_SUPPLIED MATERIAL_
━━━━━━━━━━━━━━━━━━━━
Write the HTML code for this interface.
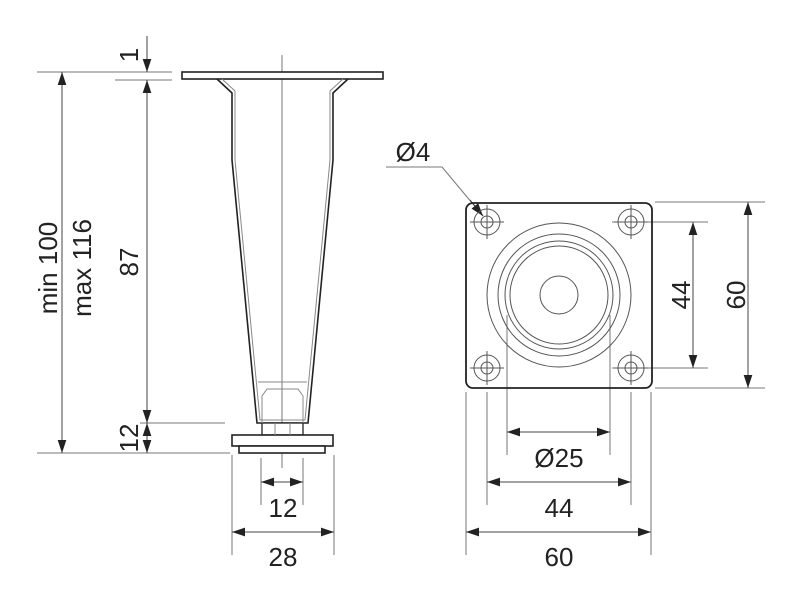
<!DOCTYPE html>
<html><head><style>html,body{margin:0;padding:0;background:#fff}svg{display:block}text{font-family:"Liberation Sans",sans-serif;font-size:26px;fill:#222}</style></head>
<body>
<svg width="800" height="600" viewBox="0 0 800 600" xmlns="http://www.w3.org/2000/svg">
<defs>
<marker id="a" viewBox="0 0 12 8" refX="12" refY="4" markerWidth="13" markerHeight="9" markerUnits="userSpaceOnUse" orient="auto-start-reverse"><path d="M0,0L12,4L0,8z" fill="#222"/></marker>
</defs>
<g stroke="#777" stroke-width="1" fill="none">
<line x1="37" y1="72" x2="172" y2="72"/>
<line x1="115" y1="80" x2="172" y2="80"/>
<line x1="140" y1="423" x2="225" y2="423"/>
<line x1="37" y1="453" x2="230" y2="453"/>
<line x1="282" y1="55" x2="282" y2="468"/>
<line x1="261" y1="458" x2="261" y2="505"/>
<line x1="303" y1="458" x2="303" y2="505"/>
<line x1="232" y1="455" x2="232" y2="555"/>
<line x1="334" y1="455" x2="334" y2="555"/>
<line x1="466" y1="392" x2="466" y2="555"/>
<line x1="651" y1="392" x2="651" y2="555"/>
<line x1="487" y1="392" x2="487" y2="505"/>
<line x1="631" y1="392" x2="631" y2="505"/>
<line x1="507" y1="315" x2="507" y2="455"/>
<line x1="610" y1="315" x2="610" y2="455"/>
<line x1="655" y1="202" x2="765" y2="202"/>
<line x1="655" y1="388" x2="765" y2="388"/>
<line x1="612" y1="222" x2="708" y2="222"/>
<line x1="612" y1="368" x2="708" y2="368"/>
<polyline points="386,167 442,167 483,216"/>
</g>
<g stroke="#444" stroke-width="1" fill="none">
<line x1="62" y1="72" x2="62" y2="453" marker-start="url(#a)" marker-end="url(#a)"/>
<line x1="147" y1="80" x2="147" y2="423" marker-start="url(#a)" marker-end="url(#a)"/>
<line x1="147" y1="36" x2="147" y2="72" marker-end="url(#a)"/>
<line x1="147" y1="423" x2="147" y2="453" marker-start="url(#a)" marker-end="url(#a)"/>
<line x1="261" y1="482" x2="303" y2="482" marker-start="url(#a)" marker-end="url(#a)"/>
<line x1="232" y1="532" x2="334" y2="532" marker-start="url(#a)" marker-end="url(#a)"/>
<line x1="507" y1="432" x2="610" y2="432" marker-start="url(#a)" marker-end="url(#a)"/>
<line x1="487" y1="482" x2="631" y2="482" marker-start="url(#a)" marker-end="url(#a)"/>
<line x1="466" y1="532" x2="651" y2="532" marker-start="url(#a)" marker-end="url(#a)"/>
<line x1="693" y1="222" x2="693" y2="368" marker-start="url(#a)" marker-end="url(#a)"/>
<line x1="748" y1="202" x2="748" y2="388" marker-start="url(#a)" marker-end="url(#a)"/>
<line x1="470" y1="200" x2="483" y2="216" marker-end="url(#a)"/>
</g>
<g stroke="#222" stroke-width="1.6" fill="#fff">
<rect x="182" y="72" width="201" height="7"/>
<polyline points="217,79 232,93 232,160 257,423 308,423 333,160 333,93 348,79" fill="none"/>
<rect x="262" y="423" width="41" height="12" stroke-width="1.3"/>
<rect x="232" y="435" width="101" height="11"/>
<rect x="239" y="446" width="86" height="7"/>
</g>
<g stroke="#888" stroke-width="1" fill="none">
<polyline points="222,79 235,91 235,160 260,420 305,420 330,160 330,91 343,79"/>
<polyline points="258,382 307,382"/>
<polyline points="262,423 262,396 267,389 298,389 303,396 303,423"/>
<line x1="275" y1="423" x2="275" y2="435"/><line x1="290" y1="423" x2="290" y2="435"/>
</g>
<rect x="466" y="203" width="186" height="185" rx="7" stroke="#222" stroke-width="1.8" fill="none"/>
<g stroke="#555" stroke-width="1" fill="none">
<circle cx="559" cy="295" r="72"/><circle cx="559" cy="295" r="61"/><circle cx="559" cy="295" r="54"/><circle cx="559" cy="295" r="49"/><circle cx="559" cy="295" r="19"/>
<circle cx="487" cy="222" r="13"/><circle cx="487" cy="222" r="6"/>
<circle cx="631" cy="222" r="13"/><circle cx="631" cy="222" r="6"/>
<circle cx="487" cy="368" r="13"/><circle cx="487" cy="368" r="6"/>
<circle cx="631" cy="368" r="13"/><circle cx="631" cy="368" r="6"/>
<path d="M470,222h34M487,205v34M614,222h34M631,205v34M470,368h34M487,351v34M614,368h34M631,351v34"/>
</g>
<text x="283" y="517" text-anchor="middle">12</text>
<text x="283" y="566" text-anchor="middle">28</text>
<text x="559" y="467" text-anchor="middle">Ø25</text>
<text x="559" y="517" text-anchor="middle">44</text>
<text x="559" y="566" text-anchor="middle">60</text>
<text x="413" y="161" text-anchor="middle">Ø4</text>
<text transform="translate(690,295) rotate(-90)" text-anchor="middle">44</text>
<text transform="translate(745,295) rotate(-90)" text-anchor="middle">60</text>
<text transform="translate(138,262) rotate(-90)" text-anchor="middle">87</text>
<text transform="translate(138,55) rotate(-90)" text-anchor="middle">1</text>
<text transform="translate(138,438) rotate(-90)" text-anchor="middle">12</text>
<text transform="translate(57,268) rotate(-90)" text-anchor="middle">min 100</text>
<text transform="translate(91,268) rotate(-90)" text-anchor="middle">max 116</text>
</svg>
</body></html>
━━━━━━━━━━━━━━━━━━━━
_DO THIS_
Transcribe the material exactly, leaving every picture out.

_ANSWER TO THE EXERCISE_
Write the HTML code for this interface.
<!DOCTYPE html>
<html><head><style>html,body{margin:0;padding:0;background:#fff}svg{display:block}text{font-family:"Liberation Sans",sans-serif;font-size:26px;fill:#222}</style></head>
<body>
<svg width="800" height="600" viewBox="0 0 800 600" xmlns="http://www.w3.org/2000/svg">
<defs>
<marker id="a" viewBox="0 0 12 8" refX="12" refY="4" markerWidth="13" markerHeight="9" markerUnits="userSpaceOnUse" orient="auto-start-reverse"><path d="M0,0L12,4L0,8z" fill="#222"/></marker>
</defs>
<g stroke="#777" stroke-width="1" fill="none">
<line x1="37" y1="72" x2="172" y2="72"/>
<line x1="115" y1="80" x2="172" y2="80"/>
<line x1="140" y1="423" x2="225" y2="423"/>
<line x1="37" y1="453" x2="230" y2="453"/>
<line x1="282" y1="55" x2="282" y2="468"/>
<line x1="261" y1="458" x2="261" y2="505"/>
<line x1="303" y1="458" x2="303" y2="505"/>
<line x1="232" y1="455" x2="232" y2="555"/>
<line x1="334" y1="455" x2="334" y2="555"/>
<line x1="466" y1="392" x2="466" y2="555"/>
<line x1="651" y1="392" x2="651" y2="555"/>
<line x1="487" y1="392" x2="487" y2="505"/>
<line x1="631" y1="392" x2="631" y2="505"/>
<line x1="507" y1="315" x2="507" y2="455"/>
<line x1="610" y1="315" x2="610" y2="455"/>
<line x1="655" y1="202" x2="765" y2="202"/>
<line x1="655" y1="388" x2="765" y2="388"/>
<line x1="612" y1="222" x2="708" y2="222"/>
<line x1="612" y1="368" x2="708" y2="368"/>
<polyline points="386,167 442,167 483,216"/>
</g>
<g stroke="#444" stroke-width="1" fill="none">
<line x1="62" y1="72" x2="62" y2="453" marker-start="url(#a)" marker-end="url(#a)"/>
<line x1="147" y1="80" x2="147" y2="423" marker-start="url(#a)" marker-end="url(#a)"/>
<line x1="147" y1="36" x2="147" y2="72" marker-end="url(#a)"/>
<line x1="147" y1="423" x2="147" y2="453" marker-start="url(#a)" marker-end="url(#a)"/>
<line x1="261" y1="482" x2="303" y2="482" marker-start="url(#a)" marker-end="url(#a)"/>
<line x1="232" y1="532" x2="334" y2="532" marker-start="url(#a)" marker-end="url(#a)"/>
<line x1="507" y1="432" x2="610" y2="432" marker-start="url(#a)" marker-end="url(#a)"/>
<line x1="487" y1="482" x2="631" y2="482" marker-start="url(#a)" marker-end="url(#a)"/>
<line x1="466" y1="532" x2="651" y2="532" marker-start="url(#a)" marker-end="url(#a)"/>
<line x1="693" y1="222" x2="693" y2="368" marker-start="url(#a)" marker-end="url(#a)"/>
<line x1="748" y1="202" x2="748" y2="388" marker-start="url(#a)" marker-end="url(#a)"/>
<line x1="470" y1="200" x2="483" y2="216" marker-end="url(#a)"/>
</g>
<g stroke="#222" stroke-width="1.6" fill="#fff">
<rect x="182" y="72" width="201" height="7"/>
<polyline points="217,79 232,93 232,160 257,423 308,423 333,160 333,93 348,79" fill="none"/>
<rect x="262" y="423" width="41" height="12" stroke-width="1.3"/>
<rect x="232" y="435" width="101" height="11"/>
<rect x="239" y="446" width="86" height="7"/>
</g>
<g stroke="#888" stroke-width="1" fill="none">
<polyline points="222,79 235,91 235,160 260,420 305,420 330,160 330,91 343,79"/>
<polyline points="258,382 307,382"/>
<polyline points="262,423 262,396 267,389 298,389 303,396 303,423"/>
<line x1="275" y1="423" x2="275" y2="435"/><line x1="290" y1="423" x2="290" y2="435"/>
</g>
<rect x="466" y="203" width="186" height="185" rx="7" stroke="#222" stroke-width="1.8" fill="none"/>
<g stroke="#555" stroke-width="1" fill="none">
<circle cx="559" cy="295" r="72"/><circle cx="559" cy="295" r="61"/><circle cx="559" cy="295" r="54"/><circle cx="559" cy="295" r="49"/><circle cx="559" cy="295" r="19"/>
<circle cx="487" cy="222" r="13"/><circle cx="487" cy="222" r="6"/>
<circle cx="631" cy="222" r="13"/><circle cx="631" cy="222" r="6"/>
<circle cx="487" cy="368" r="13"/><circle cx="487" cy="368" r="6"/>
<circle cx="631" cy="368" r="13"/><circle cx="631" cy="368" r="6"/>
<path d="M470,222h34M487,205v34M614,222h34M631,205v34M470,368h34M487,351v34M614,368h34M631,351v34"/>
</g>
<text x="283" y="517" text-anchor="middle">12</text>
<text x="283" y="566" text-anchor="middle">28</text>
<text x="559" y="467" text-anchor="middle">Ø25</text>
<text x="559" y="517" text-anchor="middle">44</text>
<text x="559" y="566" text-anchor="middle">60</text>
<text x="413" y="161" text-anchor="middle">Ø4</text>
<text transform="translate(690,295) rotate(-90)" text-anchor="middle">44</text>
<text transform="translate(745,295) rotate(-90)" text-anchor="middle">60</text>
<text transform="translate(138,262) rotate(-90)" text-anchor="middle">87</text>
<text transform="translate(138,55) rotate(-90)" text-anchor="middle">1</text>
<text transform="translate(138,438) rotate(-90)" text-anchor="middle">12</text>
<text transform="translate(57,268) rotate(-90)" text-anchor="middle">min 100</text>
<text transform="translate(91,268) rotate(-90)" text-anchor="middle">max 116</text>
</svg>
</body></html>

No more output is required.